Le 28 janvier 1945, Charles
Maurras fut condamné à la réclusion criminelle à perpétuité pour haute trahison et intelligence avec l’ennemi. La cour de justice de Lyon entendit ainsi flétrir celui que la Résistance voyait comme la principale source d’inspiration de la politique menée à Vichy. Le verdict eut non seulement pour effet de jeter le fondateur de l’Action française en prison jusqu’à la veille de sa mort, en 1952, mais d’ensevelir sa pensée et son œuvre pour longtemps. L’influence politique de
Maurras s’éteignit alors sur la scène nationale en dépit de quelques tentatives de renouvellement, à l’image des efforts de son disciple, Pierre Boutang, pour adapter le foisonnant corpus et lui rendre vie au quotidien.

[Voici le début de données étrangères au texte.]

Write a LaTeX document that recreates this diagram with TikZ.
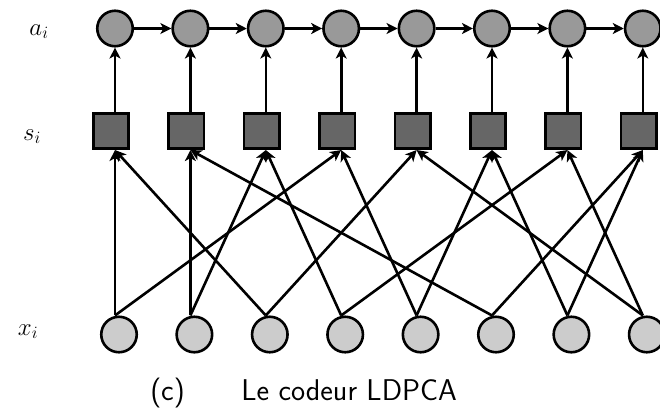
\documentclass[tikz,border=0pt]{standalone}
\usetikzlibrary{arrows.meta,calc}
\definecolor{topfill}{gray}{0.6}
\definecolor{sqfill}{gray}{0.4}
\definecolor{botfill}{gray}{0.8}
\begin{document}
\begin{tikzpicture}[x=1pt,y=1pt,line width=2.6pt,
  anode/.style={circle,draw,fill=topfill,minimum size=35.5pt,inner sep=0pt},
  snode/.style={rectangle,draw,fill=sqfill,minimum size=35.5pt,inner sep=0pt},
  xnode/.style={circle,draw,fill=botfill,minimum size=35.5pt,inner sep=0pt},
  arr/.style={-{Stealth[length=11pt,width=11pt,inset=3pt]}},
  lbl/.style={anchor=base,inner sep=0pt,font=\fontsize{26}{30}\selectfont},
  captxt/.style={anchor=base,inner sep=0pt,font=\sffamily\fontsize{30}{34}\selectfont}]
\clip (0,0) rectangle (660,-408);
% three rows of nodes: a (top), s (middle), x (bottom)
\foreach \i in {1,...,8} {
  \pgfmathsetmacro\cx{115+75.4*(\i-1)}
  \node[anode] (a\i) at (\cx,-28.5) {};
  \node[snode] (s\i) at (\cx-4,-131) {};
  \node[xnode] (x\i) at (\cx+4,-334.5) {};
}
% chain along the top row
\foreach \i [evaluate=\i as \j using int(\i+1)] in {1,...,7}
  \draw[arr] (a\i) -- (a\j);
% s -> a
\foreach \i in {1,...,8}
  \draw[arr] ([xshift=4pt]s\i.north) -- (a\i.south);
% x -> s (each x feeds two checks)
\foreach \p/\q in {1/1,1/4,2/2,2/3,3/1,3/5,4/3,4/7,5/4,5/6,6/2,6/8,7/6,7/8,8/5,8/7}
  \draw[arr] ([xshift=-4pt]x\p.north) -- ([xshift=4pt]s\q.south);
% row labels
\node[lbl] (la) at (39,-35) {$a_i$};
\node[lbl] (ls) at (32,-140) {$s_i$};
\node[lbl] (lx) at (28,-335) {$x_i$};
% caption
\node[captxt] (capl) at (167.5,-400) {(c)};
\node[captxt,anchor=base west] (capt) at (240,-400) {Le codeur LDPCA};
\end{tikzpicture}
\end{document}
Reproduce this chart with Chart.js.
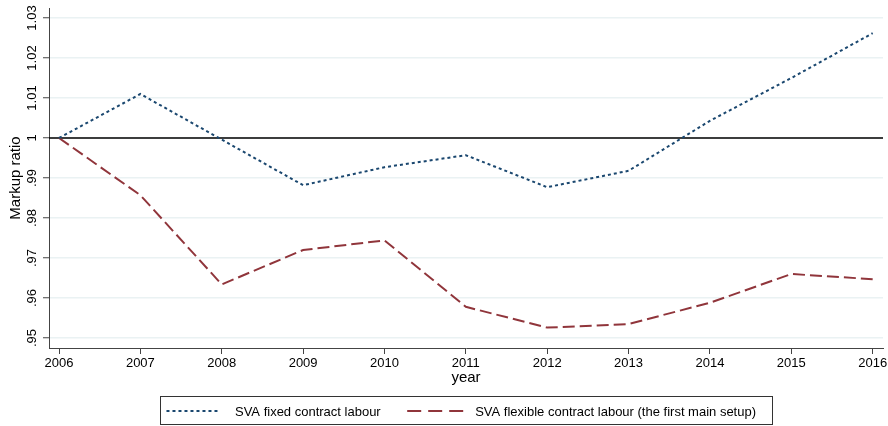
<!DOCTYPE html>
<html>
<head>
<meta charset="utf-8">
<script src="https://cdn.jsdelivr.net/npm/chart.js@4.4.1/dist/chart.umd.min.js"></script>
<style>
  body { margin: 0; background: #fff; }
  #markupChart { display: block; }
</style>
</head>
<body>
<canvas id="markupChart" width="888" height="426"></canvas>
<script>
const years = [2006, 2007, 2008, 2009, 2010, 2011, 2012, 2013, 2014, 2015, 2016];

const fixedLabour = [1.0, 1.011, 0.9996, 0.9882, 0.9927, 0.9957, 0.9877, 0.9918, 1.0043, 1.015, 1.0262];
const flexibleLabour = [1.0, 0.9857, 0.9634, 0.972, 0.9744, 0.9578, 0.9526, 0.9535, 0.9588, 0.966, 0.9647];

const yTicks = [0.95, 0.96, 0.97, 0.98, 0.99, 1.0, 1.01, 1.02, 1.03];
const refValue = 1;

const seriesNames = [
  "SVA fixed contract labour",
  "SVA flexible contract labour (the first main setup)",
];

const FONT = "'Liberation Sans', Arial, sans-serif";

// Stata style: drop the leading zero (.95)
function stataLabel(v) {
  const s = String(Math.round(v * 100) / 100);
  return s.startsWith("0.") ? s.slice(1) : s;
}

const toPoints = (vals) => vals.map((v, i) => ({ x: years[i], y: v }));

// black line at 1
const refLine = {
  id: "refLine",
  beforeDatasetsDraw(chart) {
    const { ctx, chartArea, scales } = chart;
    const y = scales.y.getPixelForValue(refValue);
    ctx.save();
    ctx.strokeStyle = "#000";
    ctx.lineWidth = 1.5;
    ctx.beginPath();
    ctx.moveTo(chartArea.left, y);
    ctx.lineTo(chartArea.right, y);
    ctx.stroke();
    ctx.restore();
  },
};

// rotated y tick labels
const yLabels = {
  id: "yLabels",
  afterDraw(chart) {
    const { ctx, scales } = chart;
    const scale = scales.y;
    ctx.save();
    ctx.font = "13px " + FONT;
    ctx.fillStyle = "#000";
    ctx.textAlign = "center";
    ctx.textBaseline = "alphabetic";
    scale.ticks.forEach((t) => {
      const y = scale.getPixelForValue(t.value);
      ctx.save();
      ctx.translate(35.5, y);
      ctx.rotate(-Math.PI / 2);
      ctx.fillText(stataLabel(t.value), 0, 0);
      ctx.restore();
    });
    ctx.restore();
  },
};

// boxed legend below the axis
const boxLegend = {
  id: "boxLegend",
  afterDraw(chart) {
    const { ctx, chartArea } = chart;
    const ds = chart.data.datasets;
    ctx.save();
    ctx.font = "13px " + FONT;
    const w0 = ctx.measureText(ds[0].label).width;
    const w1 = ctx.measureText(ds[1].label).width;
    const boxW = 6.5 + 54 + 14.5 + w0 + 26.5 + 58 + 10 + w1 + 16;
    const boxL = (chartArea.left + chartArea.right) / 2 - boxW / 2;
    const boxT = 396;
    const boxH = 28;

    ctx.strokeStyle = "#333";
    ctx.lineWidth = 1;
    ctx.strokeRect(Math.round(boxL) + 0.5, boxT + 0.5, Math.round(boxW), boxH);

    const lineY = 411;
    const items = [
      { d: ds[0], sx: boxL + 6.5, sw: 54, tx: boxL + 6.5 + 54 + 14.5 },
    ];
    const x1 = items[0].tx + w0 + 26.5;
    items.push({ d: ds[1], sx: x1, sw: 58, tx: x1 + 58 + 10 });

    items.forEach((it) => {
      ctx.save();
      ctx.strokeStyle = it.d.borderColor;
      ctx.lineWidth = it.d.borderWidth;
      ctx.setLineDash(it.d.legendDash);
      ctx.beginPath();
      ctx.moveTo(it.sx, lineY);
      ctx.lineTo(it.sx + it.sw, lineY);
      ctx.stroke();
      ctx.restore();
      ctx.fillStyle = "#000";
      ctx.textBaseline = "alphabetic";
      ctx.fillText(it.d.label, it.tx, 416);
    });
    ctx.restore();
  },
};

const data = {
  datasets: [
    {
      label: seriesNames[0],
      data: toPoints(fixedLabour),
      borderColor: "#1a476f",
      borderWidth: 2,
      borderDash: [3, 3],
      legendDash: [3, 3],
      pointRadius: 0,
      fill: false,
    },
    {
      label: seriesNames[1],
      data: toPoints(flexibleLabour),
      borderColor: "#90353b",
      borderWidth: 2,
      borderDash: [12, 5],
      legendDash: [14, 7],
      pointRadius: 0,
      fill: false,
    },
  ],
};

const config = {
  type: "line",
  data: data,
  options: {
    responsive: false,
    animation: false,
    devicePixelRatio: 1,
    layout: {
      padding: { top: 8, right: 5, bottom: 34, left: 0 },
    },
    plugins: {
      legend: { display: false },
      tooltip: { enabled: false },
    },
    scales: {
      x: {
        type: "linear",
        min: 2005.877,
        max: 2016.127,
        afterBuildTicks: (scale) => {
          scale.ticks = years.map((v) => ({ value: v }));
        },
        afterFit: (scale) => {
          scale.height = 44;
          scale.paddingLeft = 0;
          scale.paddingRight = 0;
        },
        ticks: {
          color: "#000",
          padding: 2,
          maxRotation: 0,
          autoSkip: false,
          font: { family: FONT, size: 13 },
          callback: (v) => String(v),
        },
        grid: {
          drawOnChartArea: false,
          drawTicks: true,
          tickLength: 6,
          tickColor: "#444",
        },
        border: { color: "#444", width: 1 },
        title: {
          display: true,
          text: "year",
          color: "#000",
          font: { family: FONT, size: 15 },
          padding: { top: 0, bottom: 5 },
        },
      },
      y: {
        type: "linear",
        min: 0.9475,
        max: 1.0325,
        afterBuildTicks: (scale) => {
          scale.ticks = yTicks.map((v) => ({ value: v }));
        },
        afterFit: (scale) => {
          scale.width = 49;
          scale.paddingTop = 0;
          scale.paddingBottom = 0;
        },
        ticks: { display: false },
        grid: {
          color: "#eaf2f3",
          lineWidth: 1.5,
          drawTicks: true,
          tickLength: 6,
          tickColor: "#444",
          tickWidth: 1,
        },
        border: { color: "#444", width: 1 },
        title: {
          display: true,
          text: "Markup ratio",
          color: "#000",
          font: { family: FONT, size: 15 },
          padding: { top: 7, bottom: 0 },
        },
      },
    },
  },
  plugins: [refLine, yLabels, boxLegend],
};

const markupChart = new Chart(document.getElementById("markupChart"), config);
</script>
</body>
</html>
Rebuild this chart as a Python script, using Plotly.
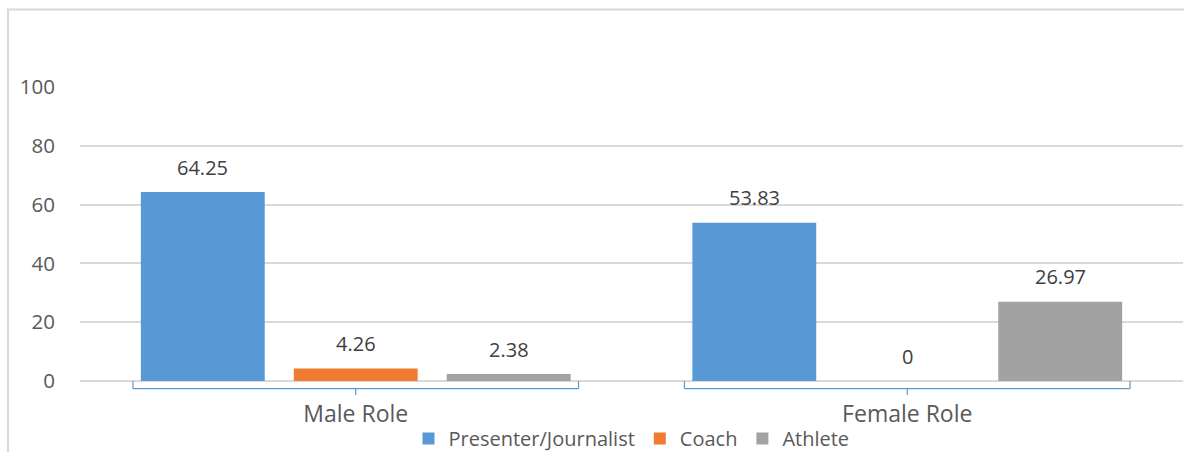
import plotly.graph_objects as go

categories = ["Male Role", "Female Role"]
series_names = ["Presenter/Journalist", "Coach", "Athlete"]
presenter = [64.25, 53.83]
coach = [4.26, 0]
athlete = [2.38, 26.97]
series_values = [presenter, coach, athlete]
colors = ["#5898d4", "#ef7c30", "#a2a2a2"]
y_ticks = [0, 20, 40, 60, 80, 100]

FONT = "Open Sans"
BARGAP = 0.168
BARGROUPGAP = 0.19

fig = go.Figure()
for name, vals, col in zip(series_names, series_values, colors):
    fig.add_trace(go.Bar(
        name=name, x=categories, y=vals,
        marker=dict(color=col, line=dict(width=0)),
    ))

# data labels (Excel "outside end" style, a bit higher than plotly default)
n = len(series_names)
slot = (1 - BARGAP) / n
for i, vals in enumerate(series_values):
    for j, v in enumerate(vals):
        fig.add_annotation(
            x=j + (i - (n - 1) / 2) * slot, y=v, xref="x", yref="y",
            text=f"{v:g}", showarrow=False, yanchor="middle", yshift=25,
            font=dict(family=FONT, size=20, color="#404040"),
        )

# category brackets below the axis
line = dict(color="#5b9bd5", width=1.2)
yb, ytop, ytick = -0.026, 0.0, -0.048
for j in range(len(categories)):
    x0, x1 = j - 0.404, j + 0.404
    fig.add_shape(type="line", xref="x", yref="paper", x0=x0, x1=x1, y0=yb, y1=yb, line=line)
    fig.add_shape(type="line", xref="x", yref="paper", x0=x0, x1=x0, y0=yb, y1=ytop, line=line)
    fig.add_shape(type="line", xref="x", yref="paper", x0=x1, x1=x1, y0=yb, y1=ytop, line=line)
    fig.add_shape(type="line", xref="x", yref="paper", x0=j, x1=j, y0=yb, y1=ytick, line=line)

# chart border (partially outside the window)
fig.add_shape(type="rect", xref="paper", yref="paper",
              x0=-0.0653, x1=1.3, y0=-0.6, y1=1.2635,
              line=dict(color="#d9d9d9", width=2), fillcolor="rgba(0,0,0,0)", layer="below")

fig.update_layout(
    width=1184, height=452,
    margin=dict(l=80, r=1, t=87, b=71, autoexpand=False),
    paper_bgcolor="white", plot_bgcolor="white",
    barmode="group", bargap=BARGAP, bargroupgap=BARGROUPGAP,
    font=dict(family=FONT, color="#595959"),
    showlegend=True,
    legend=dict(orientation="h", x=0.5, xanchor="center", yref="container", y=0.03, yanchor="middle",
                font=dict(family=FONT, size=20, color="#595959"),
                bgcolor="rgba(0,0,0,0)", borderwidth=0,
                itemwidth=30, traceorder="normal"),
    xaxis=dict(showgrid=False, showline=False, zeroline=False, automargin=False,
               ticks="outside", ticklen=12, tickcolor="rgba(0,0,0,0)",
               tickfont=dict(family=FONT, size=23, color="#595959")),
    yaxis=dict(range=[0, 100], tickvals=y_ticks, showgrid=True, gridcolor="#d9d9d9", gridwidth=1.5,
               zeroline=True, zerolinecolor="#d9d9d9", zerolinewidth=1.5, showline=False,
               automargin=False,
               ticks="outside", ticklen=20, tickcolor="rgba(0,0,0,0)",
               tickfont=dict(family=FONT, size=20.5, color="#595959")),
)

fig.write_html(
    "out.html",
    config={"displayModeBar": False},
    post_script="document.body.style.margin='0';document.body.style.overflow='hidden';",
)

L’héritage intellectuel du Martégal semblait être l’apanage, dans l’après-guerre, du dernier carré de ses fidèles. Il en va différemment aujourd’hui. Grâce à la distance creusée par le temps,
Maurras retrouve sa place dans les librairies et devient un sujet d’études fécond évoqué dans les colloques universitaires. La thèse magistrale de feu Victor Nguyen,
Aux origines de l’Action française, avait ouvert la voie au début des années 1990. Depuis lors, les publications se succèdent : songeons bien sûr à l’essai stimulant de François Huguenin, naguère intitulé «
A l’école de l’Action française », aux travaux de Jacques Prévotat sur
Les Catholiques et l’Action française, à la biographie si novatrice commise par Stéphane Giocanti chez Flammarion,
Maurras, le chaos et l’ordre, aux écrits de jeunesse de
Maurras, soigneusement annotés par Axel Tisserand… Le beau Cahier que les éditions de l’Herne lui consacrent à présent est une nouvelle pierre à l’édifice, et non des moindres.